The jet \(p_\text {T}\) dependence of a the difference in the average charged-particle multiplicity (\(p_\text {T}^\text {track}>0.5\) \({\mathrm{GeV}}\)) between the more forward and the more central jet. The band for the data is the sum in quadrature of the systematic and statistical uncertainties and the error bars on the data points represent the statistical uncertainty. Bands on the simulation include MC statistical uncertainty. The jet \(p_\text {T}\) dependence of b the average charged-particle multiplicity (\(p_\text {T}^\text {track}>0.5\) \({\mathrm{GeV}}\)) for quark- and gluon-initiated jets, extracted with the gluon fractions from Pythia 8.175 with the CT10 PDF. In addition to the experimental uncertainties, the error bands include uncertainties in the gluon fractions from both the PDF and ME uncertainties. The MC statistical uncertainties on the open markers are smaller than the markers. The uncertainty band for the N\({}^3\)LO pQCD prediction is determined by varying the scale \(\mu \) by a factor of two up and down. The markers are truncated at the penultimate \(p_\text {T}\) bin in the right because within statistical uncertainty, the more forward and more central jet constituent charged-particle multiplicities are consistent with each other in the last bin

7 Summary

This paper presents a measurement of the \(p_\text {T}\) dependence of the average jet charged-particle multiplicity in dijet events from 20.3 fb\({}^{-1}\) of \(\sqrt{s}=8\) \({\mathrm{TeV}}\) pp collision data recorded by the ATLAS detector at the LHC. The measured charged-particle multiplicity distribution is unfolded to correct for the detector acceptance and resolution to facilitate direct comparison to particle-level models. Comparisons are made at particle level between the measured average charged-particle multiplicity and various models of jet formation.

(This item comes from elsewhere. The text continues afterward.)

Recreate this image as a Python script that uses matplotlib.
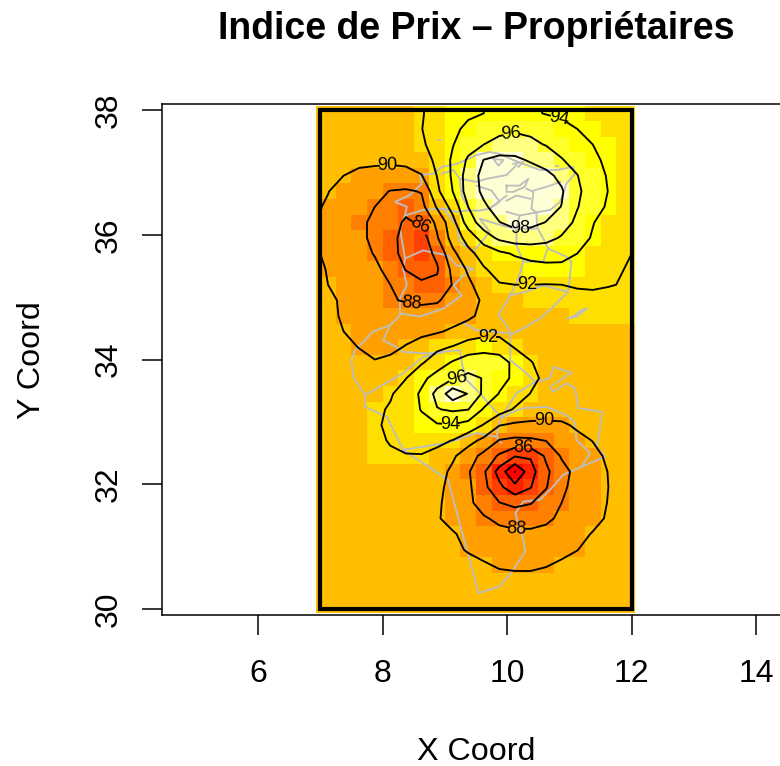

Significant differences are observed between the simulations using Run 1 tunes and the data, but the Run 2 tunes for both Pythia 8 and Herwig++ significantly improve the modelling of the average \(n_\text {charge}\). Furthermore, quark- and gluon-initiated jet constituent charged-particle multiplicities are extracted and compared with simulations and calculations. As expected, the extracted gluon-initiated jet constituent charged-particle multiplicity is higher than the corresponding quantity for quark-initiated jets and a calculation of the \(p_\text {T}\)-dependence accurately models the trend observed in the data. The particle-level spectra are available [68] for further interpretation and can serve as a benchmark for future measurements of the evolution of non-perturbative jet observables to validate MC predictions and tune their model parameters.